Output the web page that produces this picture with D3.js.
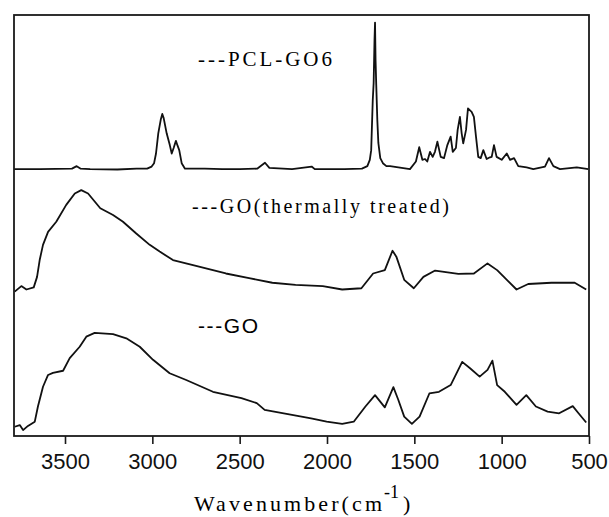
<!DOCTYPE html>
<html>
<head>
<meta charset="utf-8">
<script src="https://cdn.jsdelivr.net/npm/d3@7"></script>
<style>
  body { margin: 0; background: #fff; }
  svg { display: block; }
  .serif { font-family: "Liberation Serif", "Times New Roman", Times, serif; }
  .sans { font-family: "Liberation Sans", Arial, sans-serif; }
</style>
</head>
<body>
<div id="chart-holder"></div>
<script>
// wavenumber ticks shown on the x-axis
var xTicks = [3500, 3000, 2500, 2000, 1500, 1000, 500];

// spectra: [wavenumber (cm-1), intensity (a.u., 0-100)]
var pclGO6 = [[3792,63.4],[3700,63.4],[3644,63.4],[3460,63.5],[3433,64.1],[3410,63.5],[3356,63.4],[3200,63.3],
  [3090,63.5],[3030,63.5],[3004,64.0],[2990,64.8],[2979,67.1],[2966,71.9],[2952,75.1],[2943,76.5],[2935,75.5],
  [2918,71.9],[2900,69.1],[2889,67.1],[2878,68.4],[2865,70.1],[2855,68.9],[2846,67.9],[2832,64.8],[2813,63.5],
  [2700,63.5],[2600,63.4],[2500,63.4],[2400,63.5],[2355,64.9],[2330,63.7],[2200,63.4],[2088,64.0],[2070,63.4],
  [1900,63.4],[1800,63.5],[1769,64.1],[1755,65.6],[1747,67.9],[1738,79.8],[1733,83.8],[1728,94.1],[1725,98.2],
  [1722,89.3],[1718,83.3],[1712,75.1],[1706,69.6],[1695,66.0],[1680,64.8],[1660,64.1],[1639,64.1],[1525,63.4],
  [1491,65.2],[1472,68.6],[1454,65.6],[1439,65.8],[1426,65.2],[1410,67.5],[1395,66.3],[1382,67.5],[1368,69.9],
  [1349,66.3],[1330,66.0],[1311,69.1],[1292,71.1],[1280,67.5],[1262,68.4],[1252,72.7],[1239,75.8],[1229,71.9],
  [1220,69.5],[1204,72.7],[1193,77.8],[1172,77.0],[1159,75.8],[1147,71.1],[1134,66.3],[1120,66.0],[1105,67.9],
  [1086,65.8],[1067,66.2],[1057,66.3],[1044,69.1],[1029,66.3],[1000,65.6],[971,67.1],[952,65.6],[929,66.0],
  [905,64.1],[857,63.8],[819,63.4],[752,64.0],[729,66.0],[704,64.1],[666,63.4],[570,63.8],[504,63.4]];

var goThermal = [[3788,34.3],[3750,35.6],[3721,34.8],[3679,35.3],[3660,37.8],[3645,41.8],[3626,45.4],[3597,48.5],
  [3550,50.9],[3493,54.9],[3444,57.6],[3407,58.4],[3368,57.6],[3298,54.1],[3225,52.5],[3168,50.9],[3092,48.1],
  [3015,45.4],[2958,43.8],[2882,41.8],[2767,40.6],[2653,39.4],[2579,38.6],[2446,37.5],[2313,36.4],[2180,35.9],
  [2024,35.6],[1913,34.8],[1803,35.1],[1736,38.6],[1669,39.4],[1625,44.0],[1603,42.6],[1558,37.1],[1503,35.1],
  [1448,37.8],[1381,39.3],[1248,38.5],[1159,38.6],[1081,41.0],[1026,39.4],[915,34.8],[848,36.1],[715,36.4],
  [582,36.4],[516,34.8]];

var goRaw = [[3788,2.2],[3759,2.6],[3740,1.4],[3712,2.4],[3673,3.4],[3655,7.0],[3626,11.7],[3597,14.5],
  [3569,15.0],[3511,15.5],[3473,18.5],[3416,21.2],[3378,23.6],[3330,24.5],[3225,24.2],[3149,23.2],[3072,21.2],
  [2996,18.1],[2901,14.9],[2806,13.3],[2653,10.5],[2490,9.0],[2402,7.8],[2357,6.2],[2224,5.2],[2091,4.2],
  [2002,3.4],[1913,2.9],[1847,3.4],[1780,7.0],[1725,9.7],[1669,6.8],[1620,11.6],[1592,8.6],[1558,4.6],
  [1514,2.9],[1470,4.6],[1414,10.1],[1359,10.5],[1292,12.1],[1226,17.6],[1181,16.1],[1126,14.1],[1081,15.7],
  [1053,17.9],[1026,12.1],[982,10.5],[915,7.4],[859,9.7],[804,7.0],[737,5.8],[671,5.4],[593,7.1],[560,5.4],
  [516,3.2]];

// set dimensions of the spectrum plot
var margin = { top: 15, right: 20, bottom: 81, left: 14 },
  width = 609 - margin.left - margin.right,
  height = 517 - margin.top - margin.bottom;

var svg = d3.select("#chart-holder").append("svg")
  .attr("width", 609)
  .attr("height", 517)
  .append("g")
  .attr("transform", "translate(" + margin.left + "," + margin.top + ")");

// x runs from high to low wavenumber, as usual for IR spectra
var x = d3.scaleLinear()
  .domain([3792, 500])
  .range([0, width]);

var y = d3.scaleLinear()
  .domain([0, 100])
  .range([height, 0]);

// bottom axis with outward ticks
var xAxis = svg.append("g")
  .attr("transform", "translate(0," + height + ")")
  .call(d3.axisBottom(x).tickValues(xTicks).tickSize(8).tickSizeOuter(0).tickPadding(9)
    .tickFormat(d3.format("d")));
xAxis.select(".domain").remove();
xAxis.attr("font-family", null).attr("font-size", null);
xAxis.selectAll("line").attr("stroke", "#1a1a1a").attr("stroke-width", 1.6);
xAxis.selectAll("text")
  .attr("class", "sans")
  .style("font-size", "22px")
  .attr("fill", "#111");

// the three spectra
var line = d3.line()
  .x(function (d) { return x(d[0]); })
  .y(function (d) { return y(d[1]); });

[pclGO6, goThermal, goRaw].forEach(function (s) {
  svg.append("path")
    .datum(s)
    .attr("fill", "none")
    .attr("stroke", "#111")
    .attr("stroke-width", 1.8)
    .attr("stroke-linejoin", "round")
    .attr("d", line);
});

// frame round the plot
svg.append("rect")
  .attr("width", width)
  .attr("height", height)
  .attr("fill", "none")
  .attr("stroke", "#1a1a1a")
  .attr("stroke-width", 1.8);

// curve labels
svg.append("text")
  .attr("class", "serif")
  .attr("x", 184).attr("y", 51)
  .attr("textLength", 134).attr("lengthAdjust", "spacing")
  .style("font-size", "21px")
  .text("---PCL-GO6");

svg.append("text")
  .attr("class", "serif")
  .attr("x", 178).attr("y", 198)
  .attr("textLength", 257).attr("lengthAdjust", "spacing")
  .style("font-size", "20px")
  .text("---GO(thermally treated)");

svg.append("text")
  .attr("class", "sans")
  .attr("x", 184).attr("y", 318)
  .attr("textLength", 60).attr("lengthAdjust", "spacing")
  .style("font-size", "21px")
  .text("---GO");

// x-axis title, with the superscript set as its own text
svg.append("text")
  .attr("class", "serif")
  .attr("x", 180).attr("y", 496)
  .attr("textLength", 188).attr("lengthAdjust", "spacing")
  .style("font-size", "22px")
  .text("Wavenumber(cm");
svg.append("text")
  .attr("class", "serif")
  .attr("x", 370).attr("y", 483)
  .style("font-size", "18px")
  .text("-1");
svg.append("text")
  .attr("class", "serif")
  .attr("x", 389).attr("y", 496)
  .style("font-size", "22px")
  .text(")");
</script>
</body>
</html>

==============================

What the task requires
Scan the material above. Copy each line where "with" occurs.

Answer in full
Output the web page that produces this picture with D3.js.
// bottom axis with outward ticks
// x-axis title, with the superscript set as its own text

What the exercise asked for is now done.